At Grand Island the road angles north east following the Platte River and you cross the Missouri at Blair, Nebraska. When we got to Woodbine, Iowa a little town with brick streets, we spotted another Lincoln Highway marker. If we thought it was fun spotting those markers think how the old timers must have felt when it really made a difference.
A little way past Marshalltown, Iowa we got on E49 and went into Tama to 5th street and the bridge whose sides spell Lincoln Highway and then E66 and the old gas station at Belle Plaine. Nobody was there but luckily we didn't need gas.
We crossed the Mississippi at Clinton, Iowa and a few miles later, east of Morrison Illinois, we saw a marker showing the location of one of the many "'seedling miles". This one had been covered with asphalt so we just had to believe that it was down there some place. In Park Forest, Illinois we spent the afternoon with Ted Griffin and some of his antique car buffs. It was a pleasant change of pace, and they, in their old cars, led us through town and back to US 30.
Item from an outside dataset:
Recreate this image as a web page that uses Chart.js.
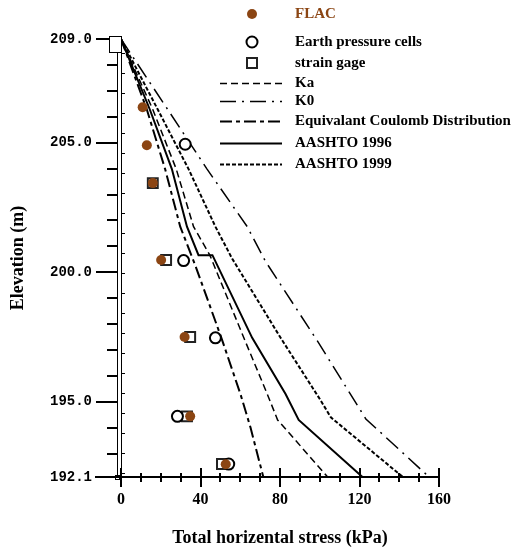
<!DOCTYPE html>
<html>
<head>
<meta charset="utf-8">
<script src="https://cdn.jsdelivr.net/npm/chart.js@4.4.1/dist/chart.umd.min.js"></script>
<style>
  html, body { margin: 0; padding: 0; background: #fff; }
  #wrap { width: 515px; height: 555px; }
</style>
</head>
<body>
<div id="wrap"><canvas id="wallChart" width="515" height="555"></canvas></div>
<script>
// measured values: stress (kPa) vs elevation (m)
const flacStress = [10.9, 13.0, 16.0, 20.2, 32.0, 34.8, 52.7];
const flacElev   = [206.37, 204.9, 203.44, 200.47, 197.5, 194.44, 192.59];
const cellStress = [32.3, 31.5, 47.5, 28.4, 54.2];
const cellElev   = [204.94, 200.45, 197.47, 194.44, 192.6];
const gageStress = [16.0, 22.7, 34.8, 33.2, 50.8];
const gageElev   = [203.44, 200.47, 197.5, 194.44, 192.6];

// design distributions
const kaStress = [0, 16.0, 27.8, 36.5, 44.7, 61.8, 73.6, 78.8, 104];
const kaElev   = [209, 206.28, 203.98, 201.76, 200.66, 197.47, 195.3, 194.3, 192.1];
const k0Stress = [0, 23.5, 43.3, 63.5, 72.7, 98.8, 123.2, 155];
const k0Elev   = [209, 206.28, 203.98, 201.76, 200.42, 197.35, 194.34, 192.1];
const coulombStress = [0, 13.0, 22.2, 29.8, 37.4, 50.5, 60.1, 65.2, 71.6];
const coulombElev   = [209, 206.28, 203.98, 201.76, 200.26, 197.47, 195.3, 194.0, 192.1];
const a96Stress = [0, 14.5, 25.6, 33.2, 39.0, 46.0, 66.0, 82.8, 89.4, 121.5];
const a96Elev   = [209, 206.28, 203.98, 201.76, 200.66, 200.66, 197.47, 195.3, 194.3, 192.1];
const a99Stress = [0, 18.5, 34.0, 47.5, 55.9, 80.3, 100.5, 105.6, 141.8];
const a99Elev   = [209, 206.28, 203.98, 201.76, 200.53, 197.47, 195.05, 194.4, 192.1];

const xTickLabels = [0, 40, 80, 120, 160];
const yTickLabels = [192.1, 195, 200, 205, 209];

const brown = '#8b4513';
const toPts = (xs, ys) => xs.map((v, i) => ({ x: v, y: ys[i] }));

function lineSet(label, xs, ys, dash, width) {
  return {
    label: label,
    data: toPts(xs, ys),
    showLine: true,
    borderColor: '#000',
    borderWidth: width,
    borderDash: dash,
    pointRadius: 0,
    fill: false,
    tension: 0
  };
}

const datasets = [
  { label: 'FLAC', data: toPts(flacStress, flacElev), pointStyle: 'circle', pointRadius: 5,
    backgroundColor: brown, borderColor: brown, borderWidth: 0, textColor: brown },
  { label: 'Earth pressure cells', data: toPts(cellStress, cellElev), pointStyle: 'circle', pointRadius: 5.5,
    backgroundColor: '#fff', borderColor: '#000', borderWidth: 2 },
  { label: 'strain gage', data: toPts(gageStress, gageElev), pointStyle: 'rect', pointRadius: 7,
    backgroundColor: '#fff', borderColor: '#222', borderWidth: 2 },
  lineSet('Ka', kaStress, kaElev, [7, 4], 1.5),
  lineSet('K0', k0Stress, k0Elev, [16, 6, 2, 6], 1.5),
  lineSet('Equivalant Coulomb Distribution', coulombStress, coulombElev, [12, 4, 4, 4], 2),
  lineSet('AASHTO 1996', a96Stress, a96Elev, [], 2),
  lineSet('AASHTO 1999', a99Stress, a99Elev, [4, 2], 2)
];

// wall, axis ticks and the legend are drawn by hand
const decorPlugin = {
  id: 'decor',
  beforeDatasetsDraw(chart) {
    const { ctx, scales: { x, y } } = chart;
    const x0 = x.getPixelForValue(0);
    const top = y.getPixelForValue(209);
    const bot = y.getPixelForValue(192.1);
    ctx.save();
    ctx.strokeStyle = '#000';
    ctx.lineWidth = 1;
    // wall face ticks on the inside
    for (let py = top + 14; py < bot; py += 20) {
      ctx.beginPath();
      ctx.moveTo(x0 + 0.5, Math.round(py) + 0.5);
      ctx.lineTo(x0 + 4, Math.round(py) + 0.5);
      ctx.stroke();
    }
    ctx.restore();
  },
  afterDraw(chart) {
    const { ctx, scales: { x, y } } = chart;
    const x0 = Math.round(x.getPixelForValue(0));
    const top = Math.round(y.getPixelForValue(209));
    const bot = Math.round(y.getPixelForValue(192.1));
    ctx.save();
    ctx.strokeStyle = '#000';
    ctx.lineCap = 'butt';

    // y ticks (outside the wall)
    ctx.lineWidth = 2;
    y.ticks.forEach(t => {
      const py = Math.round(y.getPixelForValue(t.value));
      const major = yTickLabels.includes(t.value);
      ctx.beginPath();
      ctx.moveTo(major ? x0 - 25 : x0 - 14, py);
      ctx.lineTo(x0 - 4, py);
      ctx.stroke();
    });

    // wall stem + cap
    ctx.lineWidth = 1;
    ctx.fillStyle = '#fff';
    ctx.fillRect(x0 - 11.5, top - 2.5, 12, 16);
    ctx.strokeRect(x0 - 11.5, top - 2.5, 12, 16);
    ctx.beginPath();
    ctx.moveTo(x0 - 3.5, top + 13.5); ctx.lineTo(x0 - 3.5, bot);
    ctx.moveTo(x0 + 0.5, top + 13.5); ctx.lineTo(x0 + 0.5, bot);
    ctx.stroke();
    ctx.strokeRect(x0 - 5.5, bot - 1.5, 4, 4);

    // x axis line and ticks
    const xEnd = x.getPixelForValue(160);
    ctx.lineWidth = 2;
    ctx.beginPath();
    ctx.moveTo(x0 - 26, bot);
    ctx.lineTo(xEnd + 1, bot);
    ctx.stroke();
    x.ticks.forEach(t => {
      const px = Math.round(x.getPixelForValue(t.value));
      const major = xTickLabels.includes(t.value);
      ctx.beginPath();
      ctx.moveTo(px, major ? bot - 9 : bot - 4);
      ctx.lineTo(px, major ? bot + 10 : bot + 5);
      ctx.stroke();
    });

    // legend
    const lx1 = 220, lx2 = 282, tx = 295;
    const rows = [14, 42, 63, 83, 101, 121, 143, 164];
    ctx.font = 'bold 15px "Liberation Serif", serif';
    ctx.textBaseline = 'middle';
    ctx.textAlign = 'left';
    chart.data.datasets.forEach((ds, i) => {
      const ry = rows[i];
      if (ds.showLine) {
        ctx.save();
        ctx.strokeStyle = ds.borderColor;
        ctx.lineWidth = ds.borderWidth;
        ctx.setLineDash(ds.borderDash);
        ctx.beginPath();
        ctx.moveTo(lx1, ry + 0.5);
        ctx.lineTo(lx2, ry + 0.5);
        ctx.stroke();
        ctx.restore();
      } else {
        ctx.save();
        ctx.fillStyle = ds.backgroundColor;
        ctx.strokeStyle = ds.borderColor;
        ctx.lineWidth = ds.borderWidth;
        ctx.beginPath();
        if (ds.pointStyle === 'rect') {
          ctx.rect(247, ry - 5, 10, 10);
        } else {
          ctx.arc(252, ry, ds.pointRadius, 0, Math.PI * 2);
        }
        ctx.fill();
        if (ds.borderWidth) ctx.stroke();
        ctx.restore();
      }
      ctx.fillStyle = ds.textColor || '#000';
      ctx.fillText(ds.label, tx, ry);
    });
    ctx.restore();
  }
};

const ctx = document.getElementById('wallChart').getContext('2d');
const chart = new Chart(ctx, {
  type: 'scatter',
  data: { datasets: datasets },
  options: {
    responsive: false,
    animation: false,
    events: [],
    layout: { padding: { left: 0, right: 76, top: 39, bottom: 0 } },
    plugins: { legend: { display: false }, tooltip: { enabled: false } },
    scales: {
      x: {
        type: 'linear',
        min: 0,
        max: 160,
        grid: { display: false, drawTicks: false },
        border: { display: false },
        afterBuildTicks: axis => {
          const t = [];
          for (let v = 0; v <= 160; v += 10) t.push({ value: v });
          axis.ticks = t;
        },
        afterFit: axis => { axis.height = 78; axis.paddingLeft = 0; axis.paddingRight = 0; },
        ticks: {
          autoSkip: false,
          maxRotation: 0,
          padding: 13,
          color: '#000',
          font: { family: '"Liberation Serif", serif', size: 16, weight: 'bold' },
          callback: v => xTickLabels.includes(v) ? String(v) : ''
        },
        title: {
          display: true,
          text: 'Total horizental stress (kPa)',
          color: '#000',
          padding: { top: 0, bottom: 6 },
          font: { family: '"Liberation Serif", serif', size: 18, weight: 'bold' }
        }
      },
      y: {
        type: 'linear',
        min: 192.1,
        max: 209,
        grid: { display: false, drawTicks: false },
        border: { display: false },
        afterBuildTicks: axis => {
          const t = [{ value: 192.1 }];
          for (let v = 193; v <= 209; v++) t.push({ value: v });
          axis.ticks = t;
        },
        afterFit: axis => { axis.width = 121; axis.paddingTop = 0; axis.paddingBottom = 0; },
        ticks: {
          autoSkip: false,
          padding: 29,
          color: '#000',
          font: { family: '"Liberation Mono", monospace', size: 14, weight: 'bold' },
          callback: v => yTickLabels.includes(v) ? v.toFixed(1) : ''
        },
        title: {
          display: true,
          text: 'Elevation (m)',
          color: '#000',
          padding: { top: 8, bottom: 0 },
          font: { family: '"Liberation Serif", serif', size: 18, weight: 'bold' }
        }
      }
    }
  },
  plugins: [decorPlugin]
});
</script>
</body>
</html>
Through Indiana and Ohio there were quite a few places to turn off the highway and go through little towns that had been on the original Lincoln Highway, but as US 30 straightened they were bypassed. You don't have to drive along each one, but if you do you get the feeling what it was like to travel the old road. In Canton we took in the Pro Football Hall Of Fame. Noon found us in Minerva, Ohio. It is one of the many old towns with the brick streets, the clock in front of the bank with the wrong time, and the "mom and pop" type diner that gives you a good lunch. From there on it was an up and down, no passing road with a lot of trucks, but the fall colors made it worthwhile.
Driving through the Allegheny Mountains in the old car gives a hint of what it was like in the past. In a new car you may not notice that at the bottom of most hills the road will invariably curve to the right or left before it starts up the other side. This prevents you from getting a "run" at the hill, which in turn means shifting into second half way up the other side.
After touring Greensburg, Latrobe, and Bedford, Pennsylvania we came to the old Ship Hotel. The hotel was built in 1931 and our car was built in 1930. I'm not sure there is any significance to that fact, but it was fun to think about it. In Chambersburg, Pennsylvania
we found their two Lincoln Highway markers and then it was on through the traffic of Gettysburg and Lancaster.
Our last day on the Lincoln Highway started out in an early morning fog. It was Sunday and there wasn't much traffic (YET). We got through Philadelphia, found US 1 and were on the way to New York. The sun was out, everything was great, and then, what seemed like every car in the world, met at the entrance of the Lincoln Tunnel. So much for getting to New York on a Sunday to miss the traffic. After going around a couple of blocks we were parked in Times Square. Maybe legally, but I don't think so. We took pictures, answered a lot of questions, and wondered if we could find our way out.
It had taken fifteen days, one water pump, and 3453 miles to get there. We know we didn't see everything, but we saw a lot. We had good weather and good roads. We met lots of good people. We had "done" the Lincoln Highway.